What began as a musical offering rooted in Maharashtra’s timeless Bhakti tradition has today become a global phenomenon of devotion, emotion and collective spiritual experience. Somewhere between the tanpura, the taal and the immortal poetry of saints, Abhangwari stopped being merely a stage presentation. It became memory. Prayer. Belonging.
In a world constantly racing against time, noise and distraction, Abhangwari gently asks people to pause. To breathe. To feel.
The power of Abhangwari lies not only in Rahul Deshpande’s extraordinary voice, but in the honesty with which he surrenders himself to every word he sings. There is no visible barrier between the artist and the music. Every abhang feels lived rather than performed, as though centuries-old poetry is finding breath once again through him.
And perhaps that is why audiences across the world connect to it so deeply.
Because devotion has no language.
A grandmother quietly wiping tears in Pune.
A young listener in London discovering Sant Tukaram for the first time.
A child clapping instinctively to the rhythm in Dubai.
An exhausted professional in Mumbai suddenly feeling lighter after an evening of music.
Abhangwari belongs to all of them.
The saints whose words form the soul of this journey never wrote for applause or recognition. They wrote from surrender, longing, pain, faith and awakening. Through Rahul Deshpande’s interpretation, those words travel across generations with astonishing relevance even today.

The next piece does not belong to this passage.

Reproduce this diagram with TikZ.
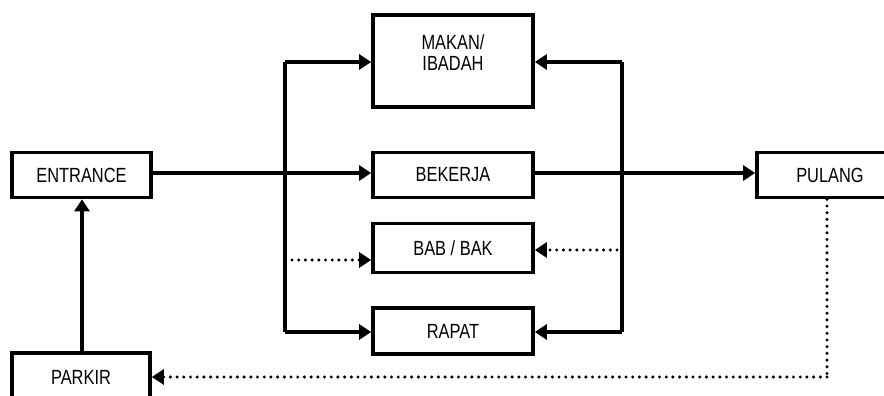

There is something deeply Maharashtrian and yet beautifully universal about Abhangwari. It carries the fragrance of wet earth after the first rain, the echo of temple bells at dawn, the humility of the wari and the quiet strength of faith carried barefoot across distances.
Yet even those unfamiliar with the language find themselves emotionally moved.
Because truth does not require translation.
What makes Abhangwari extraordinary is that the audience never remains just an audience for long. Somewhere during the performance, strangers begin singing together. Hands rise instinctively in rhythm. Eyes close in surrender. The music slowly dissolves distance between people.
For a few moments, the outside world disappears.
Phones stop recording.
People stop pretending.
And human beings simply feel.
That is rare today.
In an age driven by algorithms, spectacle and fleeting attention spans, Rahul Deshpande’s Abhangwari has achieved something timeless. It has reminded people that music can still heal. That devotion can still unite. That spirituality can still be intimate, personal and profoundly human.
Perhaps that is why every performance feels different.
Because every person arrives carrying a different prayer within.
Some come searching for God.
Some come searching for peace.
Some unknowingly come searching for themselves.
And somewhere between the poetry of the saints and Rahul Deshpande’s soulful surrender to the music, they leave carrying something unexplainable back home with them.
Long after the final note fades into silence, Abhangwari remains behind like a quiet prayer resting within the heart.
And somewhere in that stillness, the saints continue to sing.